Output every line exactly as written. Leave out pictures.

**PROVIDED DATA:**
%%

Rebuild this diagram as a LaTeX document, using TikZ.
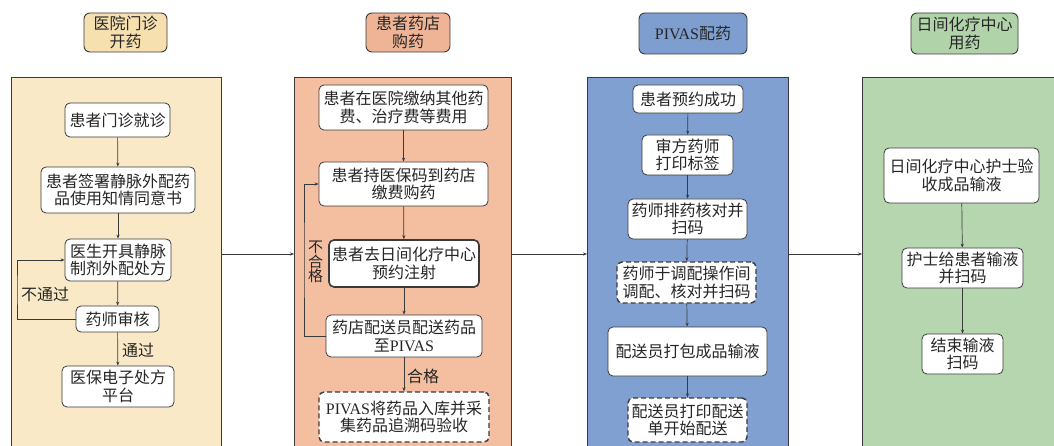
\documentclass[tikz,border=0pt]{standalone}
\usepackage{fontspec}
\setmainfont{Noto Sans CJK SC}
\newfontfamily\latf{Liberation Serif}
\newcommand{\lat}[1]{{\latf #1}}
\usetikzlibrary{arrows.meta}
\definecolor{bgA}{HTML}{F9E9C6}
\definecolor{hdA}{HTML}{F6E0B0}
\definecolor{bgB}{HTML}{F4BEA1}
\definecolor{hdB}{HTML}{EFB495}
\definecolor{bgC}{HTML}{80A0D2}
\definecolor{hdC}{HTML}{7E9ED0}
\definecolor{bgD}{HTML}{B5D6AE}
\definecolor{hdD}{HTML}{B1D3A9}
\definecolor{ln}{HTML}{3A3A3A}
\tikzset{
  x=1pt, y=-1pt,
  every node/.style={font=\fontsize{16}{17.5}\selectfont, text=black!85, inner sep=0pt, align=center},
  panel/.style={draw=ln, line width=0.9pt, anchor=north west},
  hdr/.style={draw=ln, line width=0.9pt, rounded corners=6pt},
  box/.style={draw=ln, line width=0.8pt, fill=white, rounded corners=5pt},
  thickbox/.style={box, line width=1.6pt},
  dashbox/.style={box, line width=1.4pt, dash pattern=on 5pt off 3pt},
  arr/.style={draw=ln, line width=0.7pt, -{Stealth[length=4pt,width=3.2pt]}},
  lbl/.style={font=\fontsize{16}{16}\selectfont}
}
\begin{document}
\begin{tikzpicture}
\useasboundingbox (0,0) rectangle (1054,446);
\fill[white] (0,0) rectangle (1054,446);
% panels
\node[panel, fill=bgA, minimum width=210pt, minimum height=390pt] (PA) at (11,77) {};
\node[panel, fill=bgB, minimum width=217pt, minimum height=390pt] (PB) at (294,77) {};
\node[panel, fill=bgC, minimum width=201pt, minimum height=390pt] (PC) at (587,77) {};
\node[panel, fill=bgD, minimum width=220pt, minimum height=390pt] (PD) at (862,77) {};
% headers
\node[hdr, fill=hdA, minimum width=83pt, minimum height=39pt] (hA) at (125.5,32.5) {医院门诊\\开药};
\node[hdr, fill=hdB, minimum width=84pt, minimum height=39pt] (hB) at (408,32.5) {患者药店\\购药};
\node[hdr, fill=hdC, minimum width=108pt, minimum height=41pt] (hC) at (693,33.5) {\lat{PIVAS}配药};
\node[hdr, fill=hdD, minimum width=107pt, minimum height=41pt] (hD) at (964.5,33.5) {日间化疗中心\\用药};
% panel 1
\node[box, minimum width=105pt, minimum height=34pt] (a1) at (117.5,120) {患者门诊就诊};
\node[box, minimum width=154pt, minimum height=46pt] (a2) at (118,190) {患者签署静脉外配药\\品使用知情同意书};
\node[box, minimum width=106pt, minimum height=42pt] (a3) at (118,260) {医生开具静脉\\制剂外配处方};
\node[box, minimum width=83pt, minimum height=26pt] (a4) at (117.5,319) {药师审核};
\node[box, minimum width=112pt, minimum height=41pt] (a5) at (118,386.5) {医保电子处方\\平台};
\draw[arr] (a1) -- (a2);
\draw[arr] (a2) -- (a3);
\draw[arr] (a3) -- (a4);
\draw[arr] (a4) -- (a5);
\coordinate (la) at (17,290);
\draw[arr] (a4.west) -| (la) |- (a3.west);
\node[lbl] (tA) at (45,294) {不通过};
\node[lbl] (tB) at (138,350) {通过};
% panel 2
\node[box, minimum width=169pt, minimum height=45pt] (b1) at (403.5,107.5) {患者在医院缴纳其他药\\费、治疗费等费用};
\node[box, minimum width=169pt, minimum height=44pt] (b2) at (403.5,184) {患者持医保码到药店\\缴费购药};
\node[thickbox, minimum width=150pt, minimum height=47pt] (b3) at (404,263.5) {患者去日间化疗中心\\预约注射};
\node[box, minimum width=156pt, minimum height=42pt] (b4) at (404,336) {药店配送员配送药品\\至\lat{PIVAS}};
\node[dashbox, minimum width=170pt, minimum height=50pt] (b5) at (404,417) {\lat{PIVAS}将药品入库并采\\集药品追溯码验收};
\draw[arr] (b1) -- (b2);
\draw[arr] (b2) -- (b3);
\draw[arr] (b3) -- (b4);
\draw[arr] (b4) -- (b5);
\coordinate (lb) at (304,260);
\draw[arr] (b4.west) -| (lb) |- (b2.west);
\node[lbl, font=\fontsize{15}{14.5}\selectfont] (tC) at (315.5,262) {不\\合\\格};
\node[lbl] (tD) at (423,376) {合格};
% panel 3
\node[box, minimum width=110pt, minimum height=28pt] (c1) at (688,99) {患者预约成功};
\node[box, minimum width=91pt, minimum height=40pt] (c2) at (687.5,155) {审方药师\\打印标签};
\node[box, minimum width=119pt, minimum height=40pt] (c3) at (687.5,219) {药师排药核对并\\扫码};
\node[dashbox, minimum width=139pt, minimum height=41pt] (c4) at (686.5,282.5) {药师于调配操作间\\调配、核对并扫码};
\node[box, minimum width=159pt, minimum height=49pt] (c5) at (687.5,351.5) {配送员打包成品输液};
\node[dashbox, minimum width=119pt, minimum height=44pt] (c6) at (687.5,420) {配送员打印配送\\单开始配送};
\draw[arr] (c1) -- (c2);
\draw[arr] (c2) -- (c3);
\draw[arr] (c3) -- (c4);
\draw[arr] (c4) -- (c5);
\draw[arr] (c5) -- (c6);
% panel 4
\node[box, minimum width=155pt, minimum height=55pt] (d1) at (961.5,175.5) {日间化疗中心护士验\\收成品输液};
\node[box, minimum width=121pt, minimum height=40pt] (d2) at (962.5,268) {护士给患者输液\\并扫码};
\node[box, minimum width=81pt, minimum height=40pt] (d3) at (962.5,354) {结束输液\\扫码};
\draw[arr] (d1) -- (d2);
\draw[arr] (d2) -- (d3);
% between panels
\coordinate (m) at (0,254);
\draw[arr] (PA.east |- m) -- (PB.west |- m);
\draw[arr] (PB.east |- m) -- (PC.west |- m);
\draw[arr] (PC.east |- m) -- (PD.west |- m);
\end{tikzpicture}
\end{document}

%%

**EXPECTED OUTPUT:**
Rebuild this diagram as a LaTeX document, using TikZ.
\documentclass[tikz,border=0pt]{standalone}
\usepackage{fontspec}
\setmainfont{Noto Sans CJK SC}
\newfontfamily\latf{Liberation Serif}
\newcommand{\lat}[1]{{\latf #1}}
\usetikzlibrary{arrows.meta}
\definecolor{bgA}{HTML}{F9E9C6}
\definecolor{hdA}{HTML}{F6E0B0}
\definecolor{bgB}{HTML}{F4BEA1}
\definecolor{hdB}{HTML}{EFB495}
\definecolor{bgC}{HTML}{80A0D2}
\definecolor{hdC}{HTML}{7E9ED0}
\definecolor{bgD}{HTML}{B5D6AE}
\definecolor{hdD}{HTML}{B1D3A9}
\definecolor{ln}{HTML}{3A3A3A}
\tikzset{
  x=1pt, y=-1pt,
  every node/.style={font=\fontsize{16}{17.5}\selectfont, text=black!85, inner sep=0pt, align=center},
  panel/.style={draw=ln, line width=0.9pt, anchor=north west},
  hdr/.style={draw=ln, line width=0.9pt, rounded corners=6pt},
  box/.style={draw=ln, line width=0.8pt, fill=white, rounded corners=5pt},
  thickbox/.style={box, line width=1.6pt},
  dashbox/.style={box, line width=1.4pt, dash pattern=on 5pt off 3pt},
  arr/.style={draw=ln, line width=0.7pt, -{Stealth[length=4pt,width=3.2pt]}},
  lbl/.style={font=\fontsize{16}{16}\selectfont}
}
\begin{document}
\begin{tikzpicture}
\useasboundingbox (0,0) rectangle (1054,446);
\fill[white] (0,0) rectangle (1054,446);
% panels
\node[panel, fill=bgA, minimum width=210pt, minimum height=390pt] (PA) at (11,77) {};
\node[panel, fill=bgB, minimum width=217pt, minimum height=390pt] (PB) at (294,77) {};
\node[panel, fill=bgC, minimum width=201pt, minimum height=390pt] (PC) at (587,77) {};
\node[panel, fill=bgD, minimum width=220pt, minimum height=390pt] (PD) at (862,77) {};
% headers
\node[hdr, fill=hdA, minimum width=83pt, minimum height=39pt] (hA) at (125.5,32.5) {医院门诊\\开药};
\node[hdr, fill=hdB, minimum width=84pt, minimum height=39pt] (hB) at (408,32.5) {患者药店\\购药};
\node[hdr, fill=hdC, minimum width=108pt, minimum height=41pt] (hC) at (693,33.5) {\lat{PIVAS}配药};
\node[hdr, fill=hdD, minimum width=107pt, minimum height=41pt] (hD) at (964.5,33.5) {日间化疗中心\\用药};
% panel 1
\node[box, minimum width=105pt, minimum height=34pt] (a1) at (117.5,120) {患者门诊就诊};
\node[box, minimum width=154pt, minimum height=46pt] (a2) at (118,190) {患者签署静脉外配药\\品使用知情同意书};
\node[box, minimum width=106pt, minimum height=42pt] (a3) at (118,260) {医生开具静脉\\制剂外配处方};
\node[box, minimum width=83pt, minimum height=26pt] (a4) at (117.5,319) {药师审核};
\node[box, minimum width=112pt, minimum height=41pt] (a5) at (118,386.5) {医保电子处方\\平台};
\draw[arr] (a1) -- (a2);
\draw[arr] (a2) -- (a3);
\draw[arr] (a3) -- (a4);
\draw[arr] (a4) -- (a5);
\coordinate (la) at (17,290);
\draw[arr] (a4.west) -| (la) |- (a3.west);
\node[lbl] (tA) at (45,294) {不通过};
\node[lbl] (tB) at (138,350) {通过};
% panel 2
\node[box, minimum width=169pt, minimum height=45pt] (b1) at (403.5,107.5) {患者在医院缴纳其他药\\费、治疗费等费用};
\node[box, minimum width=169pt, minimum height=44pt] (b2) at (403.5,184) {患者持医保码到药店\\缴费购药};
\node[thickbox, minimum width=150pt, minimum height=47pt] (b3) at (404,263.5) {患者去日间化疗中心\\预约注射};
\node[box, minimum width=156pt, minimum height=42pt] (b4) at (404,336) {药店配送员配送药品\\至\lat{PIVAS}};
\node[dashbox, minimum width=170pt, minimum height=50pt] (b5) at (404,417) {\lat{PIVAS}将药品入库并采\\集药品追溯码验收};
\draw[arr] (b1) -- (b2);
\draw[arr] (b2) -- (b3);
\draw[arr] (b3) -- (b4);
\draw[arr] (b4) -- (b5);
\coordinate (lb) at (304,260);
\draw[arr] (b4.west) -| (lb) |- (b2.west);
\node[lbl, font=\fontsize{15}{14.5}\selectfont] (tC) at (315.5,262) {不\\合\\格};
\node[lbl] (tD) at (423,376) {合格};
% panel 3
\node[box, minimum width=110pt, minimum height=28pt] (c1) at (688,99) {患者预约成功};
\node[box, minimum width=91pt, minimum height=40pt] (c2) at (687.5,155) {审方药师\\打印标签};
\node[box, minimum width=119pt, minimum height=40pt] (c3) at (687.5,219) {药师排药核对并\\扫码};
\node[dashbox, minimum width=139pt, minimum height=41pt] (c4) at (686.5,282.5) {药师于调配操作间\\调配、核对并扫码};
\node[box, minimum width=159pt, minimum height=49pt] (c5) at (687.5,351.5) {配送员打包成品输液};
\node[dashbox, minimum width=119pt, minimum height=44pt] (c6) at (687.5,420) {配送员打印配送\\单开始配送};
\draw[arr] (c1) -- (c2);
\draw[arr] (c2) -- (c3);
\draw[arr] (c3) -- (c4);
\draw[arr] (c4) -- (c5);
\draw[arr] (c5) -- (c6);
% panel 4
\node[box, minimum width=155pt, minimum height=55pt] (d1) at (961.5,175.5) {日间化疗中心护士验\\收成品输液};
\node[box, minimum width=121pt, minimum height=40pt] (d2) at (962.5,268) {护士给患者输液\\并扫码};
\node[box, minimum width=81pt, minimum height=40pt] (d3) at (962.5,354) {结束输液\\扫码};
\draw[arr] (d1) -- (d2);
\draw[arr] (d2) -- (d3);
% between panels
\coordinate (m) at (0,254);
\draw[arr] (PA.east |- m) -- (PB.west |- m);
\draw[arr] (PB.east |- m) -- (PC.west |- m);
\draw[arr] (PC.east |- m) -- (PD.west |- m);
\end{tikzpicture}
\end{document}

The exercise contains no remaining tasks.